Now this is a harder comparison to make between than that between Hutchinson and Palin — after all, how do you rate corporate life to work in government?
You look to the numbers. Both Alaska and HP are economic ecosystems. They generate wealth, must be governed, have operations and a bottom line. The comparisons are imperfect, but they give an idea, most importantly of scale, of how big a job each of these executives have performed.
In 2005, (the last year for which I could find the data in a quick troll) Alaska’s gross product — all of its economic activity — totaled just a whisker less than 40 billion dollars. For 2005 — the last year during which Fiorina worked for the company, HP’s total revenue — the value of all its economic activity — more than doubled that number, topping 86 billion.
That comparison drastically understates the disparity in managerial responsibility between the two.

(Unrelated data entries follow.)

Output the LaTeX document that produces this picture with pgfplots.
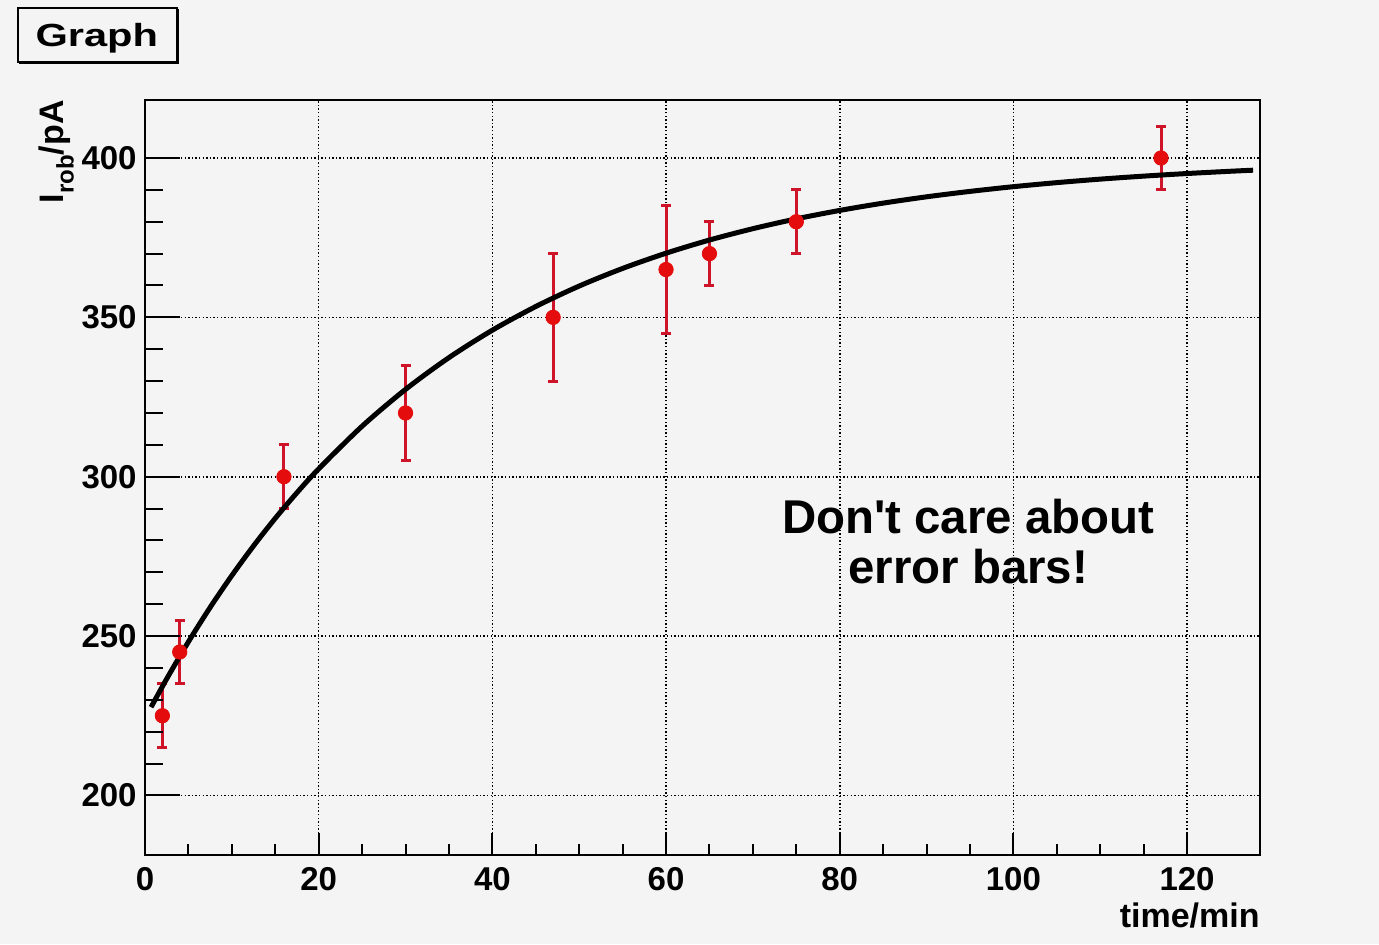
\documentclass[border=0pt]{standalone}
\usepackage{fontspec}
\setmainfont{Liberation Sans}
\usepackage{pgfplots}
\pgfplotsset{compat=1.18}
\usepackage{pgfplotstable}
\definecolor{bg}{RGB}{244,244,244}
\definecolor{ptred}{RGB}{228,12,12}
\definecolor{barred}{RGB}{205,20,40}

\pgfplotstableread{
x y ey
2 225 10
4 245 10
16 300 10
30 320 15
47 350 20
60 365 20
65 370 10
75 380 10
117 400 10
}\datatable

\pgfplotstableread{
x y
0.7 227.69
2.5 236.59
5 248.20
7.5 258.98
10 268.99
12.5 278.30
15 286.95
17.5 294.99
20 302.45
25 315.84
30 327.39
35 337.36
40 345.97
45 353.40
50 359.82
55 365.35
60 370.13
65 374.26
70 377.82
75 380.90
80 383.55
85 385.84
90 387.82
95 389.52
100 391.00
105 392.27
110 393.37
115 394.31
120 395.13
125 395.84
127.6 396.17
}\fittable

\pgfplotsset{myaxis/.style={
  at={(72.5pt,44.5pt)}, anchor=south west,
  scale only axis, width=557.5pt, height=377.5pt,
  xmin=0, xmax=128.4, ymin=181.3, ymax=418.2,
  axis line style={line width=1pt},
  xtick pos=bottom, ytick pos=left, tick align=inside,
}}

\begin{document}
\begin{tikzpicture}
\useasboundingbox (0,0) rectangle (689.5pt,472pt);
\fill[bg] (0,0) rectangle (689.5pt,472pt);
% title box
\draw[line width=0.9pt, fill=bg] (9pt,441pt) rectangle (88.5pt,468pt);
\draw[line width=0.9pt] (9.5pt,440.3pt) -- (89.2pt,440.3pt) -- (89.2pt,467.5pt);
\node[anchor=base west, inner sep=0pt, xscale=1.3, font=\fontsize{16}{16}\selectfont\bfseries] at (17.5pt,448.5pt) {Graph};

\begin{axis}[myaxis,
  clip=false,
  xtick={0,20,...,120}, ytick={200,250,...,400},
  minor x tick num=3, minor y tick num=4,
  major tick length=11pt, minor tick length=5.5pt,
  tick style={line width=1pt, black},
  grid=major, major grid style={black, line width=0.8pt, dash pattern=on 0.7pt off 1.1pt},
  ticklabel style={font=\fontsize{16.5}{18}\selectfont\bfseries},
  /pgf/number format/assume math mode=true,
  xticklabel style={anchor=north, inner sep=0pt, yshift=-6pt},
  yticklabel style={anchor=east, inner sep=0pt, xshift=-4pt},
]
\addplot[only marks, mark=*, mark size=3.6pt, color=ptred,
  mark options={fill=ptred, draw=ptred},
  error bars/.cd, y dir=both, y explicit,
  error bar style={line width=1.5pt, barred},
  error mark options={rotate=90, line width=1.5pt, barred, mark size=2.5pt}]
  table[x=x, y=y, y error=ey]{\datatable};
\addplot[black, line width=2.5pt, smooth] table[x=x, y=y]{\fittable};

\node[font=\fontsize{23.7}{24}\selectfont\bfseries, anchor=base] at (axis cs:94.8,282.3) {Don\textquotesingle t care about};
\node[font=\fontsize{23.7}{24}\selectfont\bfseries, anchor=base] at (axis cs:94.8,266.6) {error bars!};

\node[rotate=90, anchor=base east, inner sep=0pt, font=\fontsize{17}{17}\selectfont\bfseries] at (axis description cs:-0.0731,1) {I\raisebox{-0.3em}{\fontsize{12}{12}\selectfont rob}/pA};
\node[anchor=base east, inner sep=0pt, font=\fontsize{17}{17}\selectfont\bfseries] at (axis description cs:1,-0.0954) {time/min};
\end{axis}

\begin{axis}[myaxis,
  xtick=\empty, ytick={200,250,...,400}, minor y tick num=4,
  major tick length=17.5pt, minor tick length=9pt,
  tick style={line width=1pt, black},
  yticklabels={},
]
\end{axis}
\end{tikzpicture}
\end{document}
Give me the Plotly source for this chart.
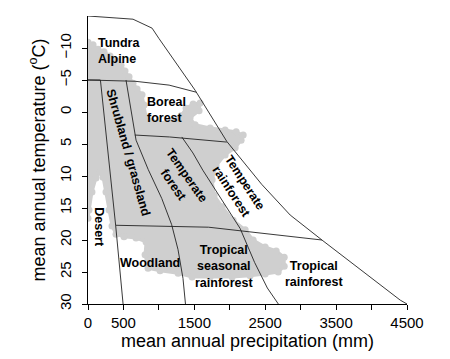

Last year, Palin signed into law her first budget – Alaska’s largest ever : 6.6 billion. For 2005, HP made a profit of 3.473 billion, which, deducted from gross revenue, leaves about 83.5 billion out of the revenue total that had to be spent to make that money.
Certainly there would have been passive expenditures there, already agreed interest on loans, for example, as there are certainly automatic payments within a state budget. But broadly speaking the comparison is overwhelming: a CEO of a major company has much more fiscal responsibilty and a much larger economica strategic burden to handle than the leader of a small government administration — by about 13 to 1 on the numbers in this case.
Now this is not an argument that Carly Fiorina should have been standing next to John McCain today. That there are all kinds of considerations that go into such decisions has been amply demonstrated by the choices of both Joe Biden and Sarah Palin.
But if you are trying to get a handle on just how far Palin’s experience has been from the level of responsibility that goes into leading the United States of America, it is worth remembering that in her one supposed area of expertise is as an executive. And in that role, her 20 months of running the Alaska budget is loosely equivalent to the mangerial task of handling the revenues of the 348th largest company in America, which in 2007 was the Ball Corporation, the fourth largest packaging and can company in the country.
And in case you were wondering: the 2007 budget for the United States of America topped 2.7 trillion.
Just to finish this off: McCain, Obama and Biden have never had to adminster an operation larger than their Senate offices, or for McCain, a peacetime bomber squadron. But they didn’t claim that attribute, offering instead claims of judgment, experience, temperament, knowledge of the affairs of the nation and so on. By contrast, “executive experience” is Palin’s only alleged skill in governance.
So the two points I hope this post makes are (a) that there are ways to think about making rational comparisons between potential leaders, and they include at least some willingness to think if not mathematically, at least arithmetically…and (b) that as expected from a first review of her resume, this just slightly deeper look into the numbers supports the proposition that Sarah Palin is the most unqualified Vice Presidential candidate in living memory.